* begin Dataset records *

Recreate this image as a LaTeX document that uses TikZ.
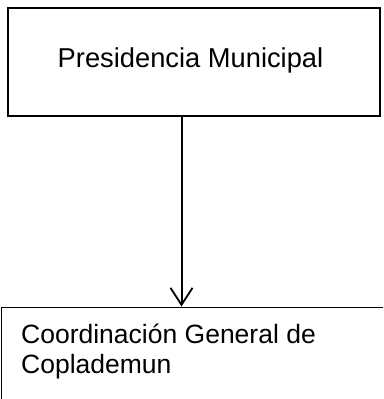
\documentclass[tikz,border=0pt]{standalone}
\usepackage{fontspec}
\setmainfont{Liberation Sans}
\usetikzlibrary{arrows.meta}
\begin{document}
\begin{tikzpicture}[x=1pt,y=-1pt,
  topbox/.style={draw=black, line width=2pt, minimum width=372pt, minimum height=108.5pt, inner sep=0pt},
  lowbox/.style={draw=black, line width=1.4pt, anchor=north west, minimum width=420pt, minimum height=140pt, inner sep=0pt},
  toplabel/.style={font=\fontsize{27.3}{30}\selectfont, inner sep=0pt},
  label/.style={font=\fontsize{26.5}{29.5}\selectfont, inner sep=0pt},
  arr/.style={line width=2pt, -{Straight Barb[length=17pt,width=22pt,line width=1.8pt]}}]
\useasboundingbox (0,0) rectangle (383,399);
\begin{scope}
\clip (0,0) rectangle (383,399);
\node[topbox] (pres) at (193.5,61.75) {};
\node[toplabel, anchor=base] (prestext) at (190.5,67) {Presidencia Municipal};
\node[lowbox] (coord) at (0.7,306.5) {};
\node[label, anchor=base west, align=left] (coordtext) at (21,373) {Coordinación General de\\Coplademun};
\coordinate (ax) at (181.5,0);
\draw[arr] (pres.south -| ax) -- (coord.north -| ax);
\end{scope}
\end{tikzpicture}
\end{document}
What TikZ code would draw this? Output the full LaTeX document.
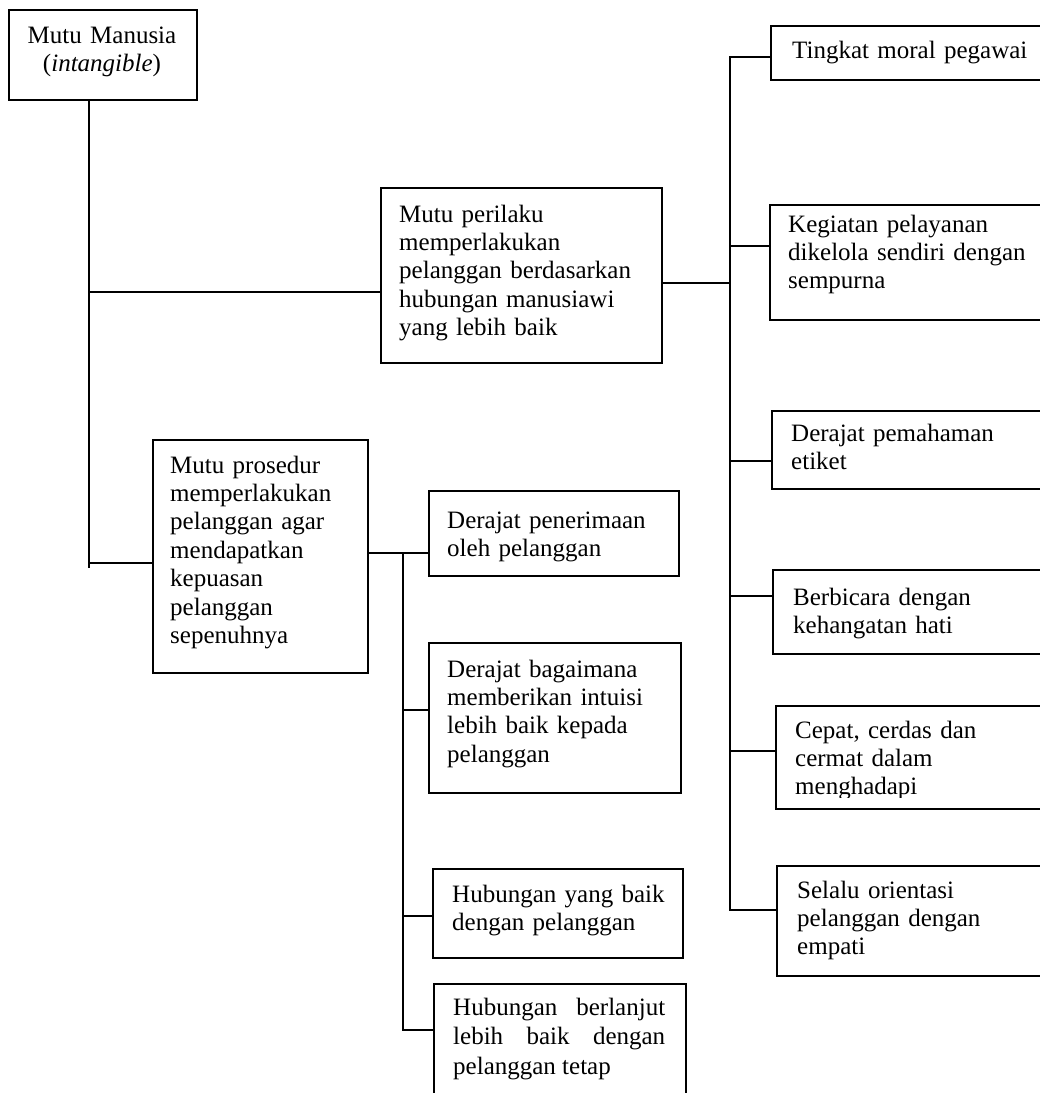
\documentclass[tikz,border=0pt]{standalone}
\usepackage{fontspec}
\setmainfont{Liberation Serif}
\begin{document}
\begin{tikzpicture}[x=1pt,y=-1pt,
  box/.style={draw, line width=1.6pt, inner sep=0pt, anchor=north west},
  txt/.style={inner sep=0pt, anchor=base west, align=left, text width=#1,
    font=\fontsize{25}{28.4}\selectfont},
  txt/.default=260pt,
  conn/.style={line width=1.6pt}]
\useasboundingbox (0,0) rectangle (1040,1093);
\clip (0,0) rectangle (1040,1093);
\fill[white] (0,0) rectangle (1040,1093);

% boxes
\node[box, minimum width=188pt, minimum height=90pt] (root) at (8,9) {};
\node[box, minimum width=281pt, minimum height=175pt] (behav) at (380,187) {};
\node[box, minimum width=215pt, minimum height=233pt] (proc) at (152,439) {};
\node[box, minimum width=290pt, minimum height=54pt] (t1) at (770,25) {};
\node[box, minimum width=290pt, minimum height=115pt] (t2) at (769,204) {};
\node[box, minimum width=290pt, minimum height=78pt] (t3) at (771,410) {};
\node[box, minimum width=290pt, minimum height=84pt] (t4) at (772,569) {};
\node[box, minimum width=290pt, minimum height=103pt] (t5) at (775,705) {};
\node[box, minimum width=290pt, minimum height=110pt] (t6) at (776,865) {};
\node[box, minimum width=250pt, minimum height=85pt] (p1) at (428,490) {};
\node[box, minimum width=252pt, minimum height=150pt] (p2) at (428,642) {};
\node[box, minimum width=250pt, minimum height=89pt] (p3) at (432,868) {};
\node[box, minimum width=252pt, minimum height=130pt] (p4) at (433,983) {};

% texts
\node[txt=188pt, align=center, anchor=base] (rootT) at (102,43) {Mutu Manusia\\(\textit{intangible})};
\node[txt] (behavT) at (399,222) {Mutu perilaku\\memperlakukan\\pelanggan berdasarkan\\hubungan manusiawi\\yang lebih baik};
\node[txt=190pt] (procT) at (170,473) {Mutu prosedur\\memperlakukan\\pelanggan agar\\mendapatkan\\kepuasan\\pelanggan\\sepenuhnya};
\node[txt] (t1T) at (792,58) {Tingkat moral pegawai};
\node[txt] (t2T) at (788,232) {Kegiatan pelayanan\\dikelola sendiri dengan\\sempurna};
\node[txt] (t3T) at (791,441) {Derajat pemahaman\\etiket};
\node[txt] (t4T) at (793,605) {Berbicara dengan\\kehangatan hati};
\begin{scope}
\clip (775,705) rectangle (1050,797);
\node[txt] (t5T) at (795,738) {Cepat, cerdas dan\\cermat dalam\\menghadapi};
\end{scope}
\node[txt] (t6T) at (797,898) {Selalu orientasi\\pelanggan dengan\\empati};
\node[txt=240pt] (p1T) at (447,528) {Derajat penerimaan\\oleh pelanggan};
\node[txt=240pt] (p2T) at (447,677) {Derajat bagaimana\\memberikan intuisi\\lebih baik kepada\\pelanggan};
\node[txt=240pt] (p3T) at (452,902) {Hubungan yang baik\\dengan pelanggan};
\node[txt=212pt, align=justify, font=\fontsize{25}{29.5}\selectfont] (p4T) at (453,1015) {Hubungan berlanjut\linebreak lebih baik dengan\linebreak pelanggan tetap};

% connectors
\coordinate (j0) at (89,568);
\coordinate (j1) at (89,292);
\coordinate (j2) at (89,563);
\draw[conn] (root.south -| j0) -- (j0);
\draw[conn] (j1) -- (j1 -| behav.west);
\draw[conn] (j2) -- (j2 -| proc.west);

\coordinate (k0) at (730,283);
\coordinate (k1) at (730,57);
\coordinate (k2) at (730,246);
\coordinate (k3) at (730,461);
\coordinate (k4) at (730,596);
\coordinate (k5) at (730,751);
\coordinate (k6) at (730,910);
\draw[conn] (behav.east |- k0) -- (k0);
\draw[conn] (k1 -| t1.west) -- (k1) -- (k6) -- (k6 -| t6.west);
\draw[conn] (k2) -- (k2 -| t2.west);
\draw[conn] (k3) -- (k3 -| t3.west);
\draw[conn] (k4) -- (k4 -| t4.west);
\draw[conn] (k5) -- (k5 -| t5.west);

\coordinate (m1) at (403,553);
\coordinate (m2) at (403,710);
\coordinate (m3) at (403,916);
\coordinate (m4) at (403,1030);
\draw[conn] (proc.east |- m1) -- (m1 -| p1.west);
\draw[conn] (m1) -- (m4) -- (m4 -| p4.west);
\draw[conn] (m2) -- (m2 -| p2.west);
\draw[conn] (m3) -- (m3 -| p3.west);
\end{tikzpicture}
\end{document}
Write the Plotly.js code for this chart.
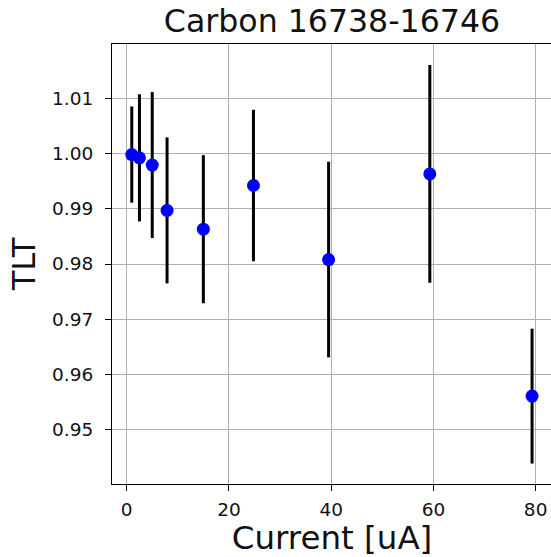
<!DOCTYPE html>
<html>
<head>
<meta charset="utf-8">
<script src="https://cdn.plot.ly/plotly-3.0.1.min.js"></script>
<style>
html, body { margin: 0; padding: 0; overflow: hidden; background: #fff; }
#plot { width: 552px; height: 557px; }
</style>
</head>
<body>
<div id="plot"></div>
<script>
const current = [1.0, 2.5, 5.0, 7.9, 15.0, 24.8, 39.5, 59.3, 79.3];
const tlt = [0.9998, 0.9992, 0.9979, 0.9897, 0.9863, 0.9942, 0.9808, 0.9963, 0.9561];
const tltErr = [0.0087, 0.0115, 0.0132, 0.0132, 0.0134, 0.0137, 0.0177, 0.0197, 0.0122];
const titleText = 'Carbon 16738-16746';
const xLabel = 'Current [uA]';
const yLabel = 'TLT';

const font = 'DejaVu Sans, sans-serif';

const trace = {
  x: current,
  y: tlt,
  type: 'scatter',
  mode: 'markers',
  marker: { color: '#0000ff', size: 13 },
  error_y: { type: 'data', array: tltErr, visible: true, color: '#000000', thickness: 3, width: 0 },
  showlegend: false
};

const axisCommon = {
  showline: true, linecolor: '#000', linewidth: 1, mirror: true,
  ticks: 'outside', ticklen: 6, tickwidth: 1, tickcolor: '#000',
  showgrid: true, gridcolor: '#b0b0b0', gridwidth: 1,
  zeroline: false,
  tickfont: { family: font, size: 18.5, color: '#111' }
};

const layout = {
  width: 552, height: 557,
  margin: { l: 112, r: 0, t: 44, b: 73 },
  paper_bgcolor: '#fff', plot_bgcolor: '#fff',
  font: { family: font, color: '#000' },
  title: {
    text: titleText,
    font: { family: font, size: 31.6, color: '#111' },
    xref: 'paper', x: 0.5, xanchor: 'center',
    yref: 'container', y: 0.962, yanchor: 'middle'
  },
  xaxis: Object.assign({}, axisCommon, {
    range: [-2.87, 83.2],
    tick0: 0, dtick: 20,
    ticklabelstandoff: 3,
    title: { text: xLabel, font: { family: font, size: 32.5, color: '#111' }, standoff: 10 }
  }),
  yaxis: Object.assign({}, axisCommon, {
    range: [0.9402, 1.0198],
    tick0: 0.95, dtick: 0.01, tickformat: '.2f',
    ticklabelstandoff: 8,
    title: { text: yLabel, font: { family: font, size: 32, color: '#111' }, standoff: 6 }
  })
};

Plotly.newPlot('plot', [trace], layout, { displayModeBar: false, staticPlot: true });
</script>
</body>
</html>
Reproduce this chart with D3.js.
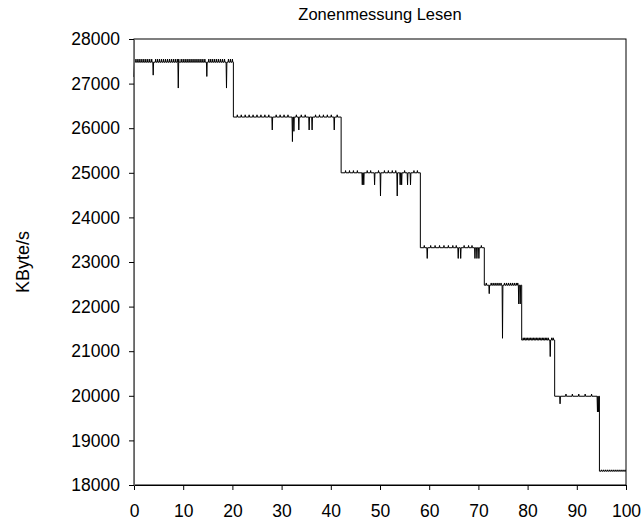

* end Dataset records *

[What you have to do]:
Check all the records above and select each line where the string "chart" is found.

[Result]:
Write the Plotly.js code for this chart.
Reproduce this chart with D3.js.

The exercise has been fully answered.